A BUSY DAY IN THE STOCK EXCHANGE.

THE NEW YORK STOCK EXCHANGE.

BY HUBERT EARL.

A little gathering of men met under a buttonwood-tree in 1792, opposite what is now No. 60 Wall Street, and formed an association for the purpose of exchange and more ready current transaction of business. From this crude organization has grown the present New York Stock Exchange with its immense capital. Installed in a dignified edifice between Broad and New streets, with an entrance on Wall Street, its eleven hundred members transact business daily between 10 a.m. and 3 p.m. No transactions are allowed before or after these hours, a heavy fine being the penalty for each offence, and such contracts not being recognized by the governing committee of the Exchange.

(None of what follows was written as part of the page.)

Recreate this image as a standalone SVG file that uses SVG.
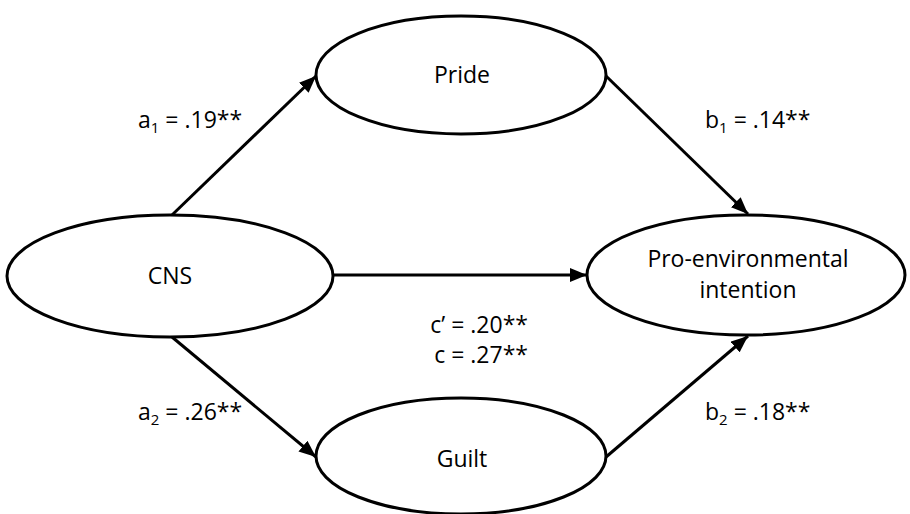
<svg xmlns="http://www.w3.org/2000/svg" width="910" height="514" viewBox="0 0 910 514">
<style>
.n{fill:#fff;stroke:#000;stroke-width:3}
.t{font-family:"Open Sans","Liberation Sans",sans-serif;font-size:23px;fill:#000}
.c{text-anchor:middle}
.r{text-anchor:end}
.e{stroke:#000;stroke-width:3;fill:none;marker-end:url(#ah)}
.s{font-size:15px}
</style>
<defs>
<marker id="ah" markerUnits="userSpaceOnUse" markerWidth="18" markerHeight="14" refX="17" refY="7" orient="auto">
<path d="M0,0 L17,7 L0,14 z" fill="#000"/>
</marker>
</defs>
<rect width="910" height="514" fill="#fff"/>
<g id="connectors">
<line class="e" x1="172" y1="215" x2="316" y2="76"/>
<line class="e" x1="606" y1="76" x2="748" y2="214"/>
<line class="e" x1="333" y1="275" x2="587" y2="275"/>
<line class="e" x1="172" y1="337" x2="316" y2="457"/>
<line class="e" x1="606" y1="457" x2="748" y2="336"/>
</g>
<g id="cns">
<ellipse class="n" cx="170" cy="276" rx="163" ry="61"/>
<text class="t c" x="170" y="284">CNS</text>
</g>
<g id="pride">
<ellipse class="n" cx="461" cy="75" rx="145" ry="59"/>
<text class="t c" x="462" y="83">Pride</text>
</g>
<g id="guilt">
<ellipse class="n" cx="461" cy="456" rx="145" ry="58"/>
<text class="t c" x="462" y="467">Guilt</text>
</g>
<g id="pei">
<ellipse class="n" cx="746" cy="275" rx="159" ry="60"/>
<text class="t c" x="748" y="267">Pro-environmental</text>
<text class="t c" x="748" y="298">intention</text>
</g>
<g id="labels">
<text class="t" x="138" y="128">a<tspan class="s" dy="5">1</tspan><tspan dy="-5"> = .19**</tspan></text>
<text class="t" x="705" y="128">b<tspan class="s" dy="5">1</tspan><tspan dy="-5"> = .14**</tspan></text>
<text class="t" x="138" y="420">a<tspan class="s" dy="5">2</tspan><tspan dy="-5"> = .26**</tspan></text>
<text class="t" x="705" y="420">b<tspan class="s" dy="5">2</tspan><tspan dy="-5"> = .18**</tspan></text>
<text class="t r" x="528" y="333">c’ = .20**</text>
<text class="t r" x="528" y="363">c = .27**</text>
</g>
</svg>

A membership in the Stock Exchange is worth a small fortune, for the seats have sold as high as $32,500, though at present they do not bring over $18,000. The brokers are both rich and poor, but adding the value of the memberships to an estimated average capital of $100,000 for each member, $150,000,000 is a conservative figure of the capital invested.

To the casual visitor who finds himself leaning over the handsome balcony rail looking down upon the immense floor of the Board-Room the howling gesticulating crowd of brokers appears like a mob of lunatics, and the occasional half-clipped calls that rise to his ears justify the comparison. Sign-posts are placed about the floor, bearing the names of the different stocks dealt in, and around these posts the brokers gather to buy and sell. When a particular stock is what is termed active, the brokers dealing in it surge madly around the post assigned to it, and amid deafening yells make their contracts. An ideal broker is one whose face never betrays any emotion, but remains perfectly passive, whether his stock transactions net him an enormous gain or lose him a fortune.